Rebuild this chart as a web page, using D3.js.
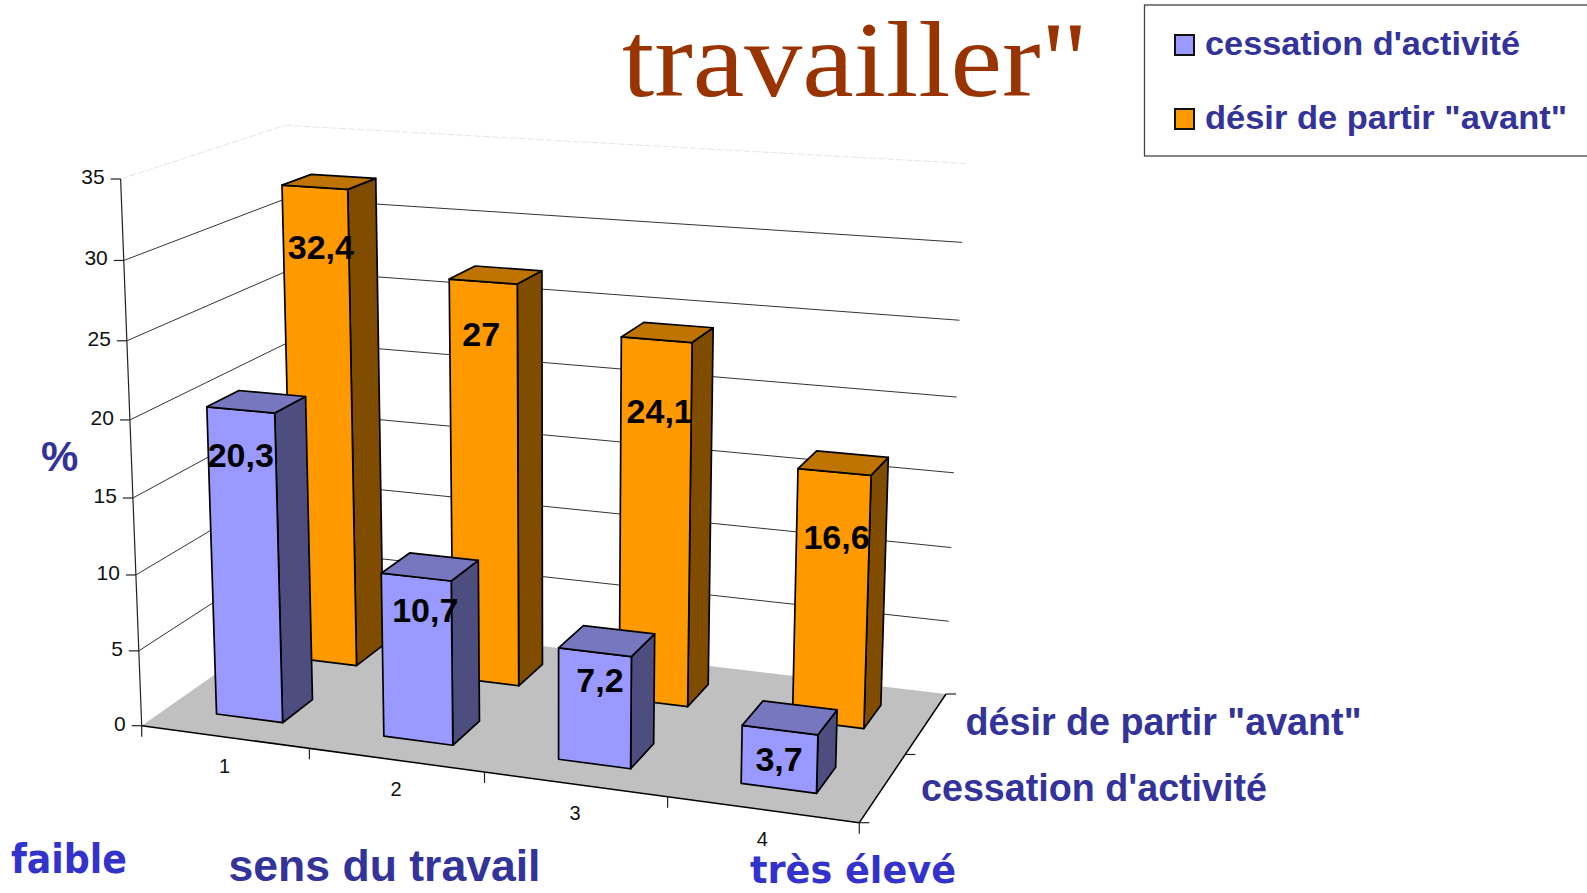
<!DOCTYPE html>
<html>
<head>
<meta charset="utf-8">
<script src="https://cdn.jsdelivr.net/npm/d3@7"></script>
<style>
  html, body { margin: 0; background: #fff; }
  svg { display: block; }
</style>
</head>
<body>
<script>
var width = 1587,
    height = 893;

// chart values
var categories = ["1", "2", "3", "4"];
var seriesNames = ["cessation d'activité", "désir de partir \"avant\""];
var cessation = [20.3, 10.7, 7.2, 3.7];
var desir = [32.4, 27, 24.1, 16.6];
var cessationLabels = ["20,3", "10,7", "7,2", "3,7"];
var desirLabels = ["32,4", "27", "24,1", "16,6"];
var yTicks = [0, 5, 10, 15, 20, 25, 30, 35];

// label nudges, px from the top of each front face
var cessationNudge = [[0, 60], [9, 49], [5, 44], [-1, 46]];
var desirNudge = [[6, 74], [-2, 67], [3, 86], [2, 80]];

var blue = {front: "#9999ff", top: "#7777bf", side: "#4d4d80"};
var orange = {front: "#ff9900", top: "#bf7300", side: "#804d00"};
var navy = "#333399";
var handBlue = "#3333cc";

// the box of the 3d chart as it lands on screen
var floorFrontLeft = [141.7, 725.7],
    floorFrontRight = [859.3, 822.7],
    floorBackRight = [946, 694],
    floorBackLeft = [297, 617],
    topFrontLeft = [120.7, 179],
    verticalVanish = [557, 11500];

// unit square -> floor quad
var proj = (function() {
  var p0 = floorFrontLeft, p1 = floorFrontRight, p2 = floorBackRight, p3 = floorBackLeft;
  var dx1 = p1[0] - p2[0], dx2 = p3[0] - p2[0], sx = p0[0] - p1[0] + p2[0] - p3[0];
  var dy1 = p1[1] - p2[1], dy2 = p3[1] - p2[1], sy = p0[1] - p1[1] + p2[1] - p3[1];
  var den = dx1 * dy2 - dx2 * dy1;
  var g = (sx * dy2 - dx2 * sy) / den,
      h = (dx1 * sy - sx * dy1) / den;
  return {
    a: p1[0] - p0[0] + g * p1[0], b: p3[0] - p0[0] + h * p3[0], c: p0[0],
    d: p1[1] - p0[1] + g * p1[1], e: p3[1] - p0[1] + h * p3[1], f: p0[1],
    g: g, h: h,
    k: (topFrontLeft[1] - p0[1]) / (verticalVanish[1] - topFrontLeft[1])
  };
})();

// u along the categories, w into the depth, v up, all 0..1
function project(u, w, v) {
  var q = proj.g * u + proj.h * w + 1 + proj.k * v;
  return [
    (proj.a * u + proj.b * w + proj.c + proj.k * verticalVanish[0] * v) / q,
    (proj.d * u + proj.e * w + proj.f + proj.k * verticalVanish[1] * v) / q
  ];
}

var x = d3.scaleBand().domain(categories).range([0, 1]).paddingInner(0.6).paddingOuter(0.3);
var depth = d3.scaleBand().domain(seriesNames).range([0, 1]).paddingInner(0.61).paddingOuter(0.305);
var y = d3.scaleLinear().domain([0, 35]).range([0, 1]);

var svg = d3.select("body").append("svg")
    .attr("width", width)
    .attr("height", height);

var poly = function(pts) { return pts.map(function(p) { return p.join(","); }).join(" "); };
var segment = function(g, a, b) {
  return g.append("line")
      .attr("x1", a[0]).attr("y1", a[1])
      .attr("x2", b[0]).attr("y2", b[1]);
};

// walls: gridlines first
var grid = svg.append("g").attr("stroke", "#333").attr("stroke-width", 1);
yTicks.slice(1, -1).forEach(function(t) {
  var v = y(t);
  segment(grid, project(0, 0, v), project(0, 1, v));
  segment(grid, project(0, 1, v), project(1, 1, v));
});

// very faint top edges of the walls
var faint = svg.append("g").attr("stroke", "#e6e6e6").attr("stroke-width", 1).attr("stroke-dasharray", "7 2");
segment(faint, project(0, 0, 1), project(0, 1, 1));
segment(faint, project(0, 1, 1), project(1, 1, 1));

// floor
svg.append("polygon")
    .attr("points", poly([project(0, 0, 0), project(1, 0, 0), project(1, 1, 0), project(0, 1, 0)]))
    .attr("fill", "#c0c0c0");

// axis lines and ticks
var axes = svg.append("g").attr("stroke", "#222").attr("stroke-width", 1.2);
segment(axes, project(0, 0, 0), project(0, 0, 1));
segment(axes, project(0, 0, 0), project(1, 0, 0)).attr("stroke", "#000").attr("stroke-width", 1.5);
segment(axes, project(1, 0, 0), project(1, 1, 0)).attr("stroke", "#000").attr("stroke-width", 1.5);

yTicks.forEach(function(t) {
  var p = project(0, 0, y(t));
  segment(axes, [p[0] - 10, p[1]], p);
  svg.append("text")
      .attr("x", p[0] - 16)
      .attr("y", p[1] + 5)
      .attr("text-anchor", "end")
      .style("font", "21px 'Liberation Sans'")
      .attr("fill", "#111")
      .text(t);
});

// ticks under the front edge, between categories
d3.range(categories.length + 1).forEach(function(i) {
  var p = project(i / categories.length, 0, 0);
  segment(axes, p, [p[0], p[1] + 11]);
});

// ticks on the right edge, between series
d3.range(seriesNames.length + 1).forEach(function(i) {
  var p = project(1, i / seriesNames.length, 0);
  segment(axes, p, [p[0] + 10, p[1]]);
});

categories.forEach(function(c) {
  var p = project(x(c) + x.bandwidth() / 2, 0, 0);
  svg.append("text")
      .attr("x", p[0])
      .attr("y", p[1] + 36)
      .attr("text-anchor", "middle")
      .style("font", "20px 'Liberation Sans'")
      .attr("fill", "#111")
      .text(c);
});

function drawBars(name, values, colors) {
  var g = svg.append("g").attr("stroke", "#000").attr("stroke-width", 1.7).attr("stroke-linejoin", "round");
  values.forEach(function(val, i) {
    var u0 = x(categories[i]), u1 = u0 + x.bandwidth(),
        w0 = depth(name), w1 = w0 + depth.bandwidth(),
        v = y(val);
    g.append("polygon").attr("fill", colors.side)
        .attr("points", poly([project(u1, w0, 0), project(u1, w1, 0), project(u1, w1, v), project(u1, w0, v)]));
    g.append("polygon").attr("fill", colors.front)
        .attr("points", poly([project(u0, w0, 0), project(u1, w0, 0), project(u1, w0, v), project(u0, w0, v)]));
    g.append("polygon").attr("fill", colors.top)
        .attr("points", poly([project(u0, w0, v), project(u1, w0, v), project(u1, w1, v), project(u0, w1, v)]));
  });
}

function drawLabels(name, values, labels, nudge) {
  values.forEach(function(val, i) {
    var u0 = x(categories[i]), u1 = u0 + x.bandwidth(),
        w0 = depth(name), v = y(val);
    var left = project(u0, w0, v), right = project(u1, w0, v);
    svg.append("text")
        .attr("x", (left[0] + right[0]) / 2 + nudge[i][0])
        .attr("y", left[1] + nudge[i][1])
        .attr("text-anchor", "middle")
        .style("font", "bold 34px 'Liberation Sans'")
        .attr("fill", "#000")
        .text(labels[i]);
  });
}

// back row first so the front row covers it
drawBars(seriesNames[1], desir, orange);
drawBars(seriesNames[0], cessation, blue);
drawLabels(seriesNames[1], desir, desirLabels, desirNudge);
drawLabels(seriesNames[0], cessation, cessationLabels, cessationNudge);

// title, cut off by the slide crop
svg.append("text")
    .attr("x", 622)
    .attr("y", 96)
    .style("font", "108px 'Liberation Serif'")
    .attr("fill", "#993300")
    .attr("textLength", 466)
    .attr("lengthAdjust", "spacingAndGlyphs")
    .text("travailler\"");

// legend, runs off the right side
svg.append("rect")
    .attr("x", 1144.5)
    .attr("y", 5)
    .attr("width", 460)
    .attr("height", 151)
    .attr("fill", "#fff")
    .attr("stroke", "#444")
    .attr("stroke-width", 1.3);

var legendColors = [blue.front, orange.front];
var legendY = [55, 129];
var legendLen = [315, 362];
seriesNames.forEach(function(name, i) {
  svg.append("rect")
      .attr("x", 1175)
      .attr("y", legendY[i] - 20)
      .attr("width", 19)
      .attr("height", 20)
      .attr("fill", legendColors[i])
      .attr("stroke", "#111")
      .attr("stroke-width", 2);
  svg.append("text")
      .attr("x", 1205)
      .attr("y", legendY[i])
      .style("font", "bold 33px 'Liberation Sans'")
      .attr("fill", navy)
      .attr("textLength", legendLen[i])
      .attr("lengthAdjust", "spacingAndGlyphs")
      .text(name);
});

// series names beside the depth axis
var depthLabelX = [921, 965.5];
var depthLabelY = [801, 735];
var depthLabelLen = [346, 396];
seriesNames.forEach(function(name, i) {
  svg.append("text")
      .attr("x", depthLabelX[i])
      .attr("y", depthLabelY[i])
      .style("font", "bold 38px 'Liberation Sans'")
      .attr("fill", navy)
      .attr("textLength", depthLabelLen[i])
      .attr("lengthAdjust", "spacingAndGlyphs")
      .text(name);
});

svg.append("text")
    .attr("x", 41)
    .attr("y", 471)
    .style("font", "bold 42px 'Liberation Sans'")
    .attr("fill", navy)
    .text("%");

svg.append("text")
    .attr("x", 228.5)
    .attr("y", 881)
    .style("font", "bold 44px 'Liberation Sans'")
    .attr("fill", navy)
    .attr("textLength", 312)
    .attr("lengthAdjust", "spacingAndGlyphs")
    .text("sens du travail");

svg.append("text")
    .attr("x", 11)
    .attr("y", 873)
    .style("font", "bold 40px 'Comic Sans MS', 'DejaVu Sans'")
    .attr("fill", handBlue)
    .attr("textLength", 116)
    .attr("lengthAdjust", "spacingAndGlyphs")
    .text("faible");

svg.append("text")
    .attr("x", 750)
    .attr("y", 883)
    .style("font", "bold 38px 'Comic Sans MS', 'DejaVu Sans'")
    .attr("fill", handBlue)
    .attr("textLength", 206)
    .attr("lengthAdjust", "spacingAndGlyphs")
    .text("très élevé");
</script>
</body>
</html>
----------------------------------------
[The problem]: Restate the material word for word from its first line through the line containing "verticalVanish = [557, 11500];", both included; the pictures do not belong in it.

[Complete response]:
Rebuild this chart as a web page, using D3.js.
<!DOCTYPE html>
<html>
<head>
<meta charset="utf-8">
<script src="https://cdn.jsdelivr.net/npm/d3@7"></script>
<style>
  html, body { margin: 0; background: #fff; }
  svg { display: block; }
</style>
</head>
<body>
<script>
var width = 1587,
    height = 893;

// chart values
var categories = ["1", "2", "3", "4"];
var seriesNames = ["cessation d'activité", "désir de partir \"avant\""];
var cessation = [20.3, 10.7, 7.2, 3.7];
var desir = [32.4, 27, 24.1, 16.6];
var cessationLabels = ["20,3", "10,7", "7,2", "3,7"];
var desirLabels = ["32,4", "27", "24,1", "16,6"];
var yTicks = [0, 5, 10, 15, 20, 25, 30, 35];

// label nudges, px from the top of each front face
var cessationNudge = [[0, 60], [9, 49], [5, 44], [-1, 46]];
var desirNudge = [[6, 74], [-2, 67], [3, 86], [2, 80]];

var blue = {front: "#9999ff", top: "#7777bf", side: "#4d4d80"};
var orange = {front: "#ff9900", top: "#bf7300", side: "#804d00"};
var navy = "#333399";
var handBlue = "#3333cc";

// the box of the 3d chart as it lands on screen
var floorFrontLeft = [141.7, 725.7],
    floorFrontRight = [859.3, 822.7],
    floorBackRight = [946, 694],
    floorBackLeft = [297, 617],
    topFrontLeft = [120.7, 179],
    verticalVanish = [557, 11500];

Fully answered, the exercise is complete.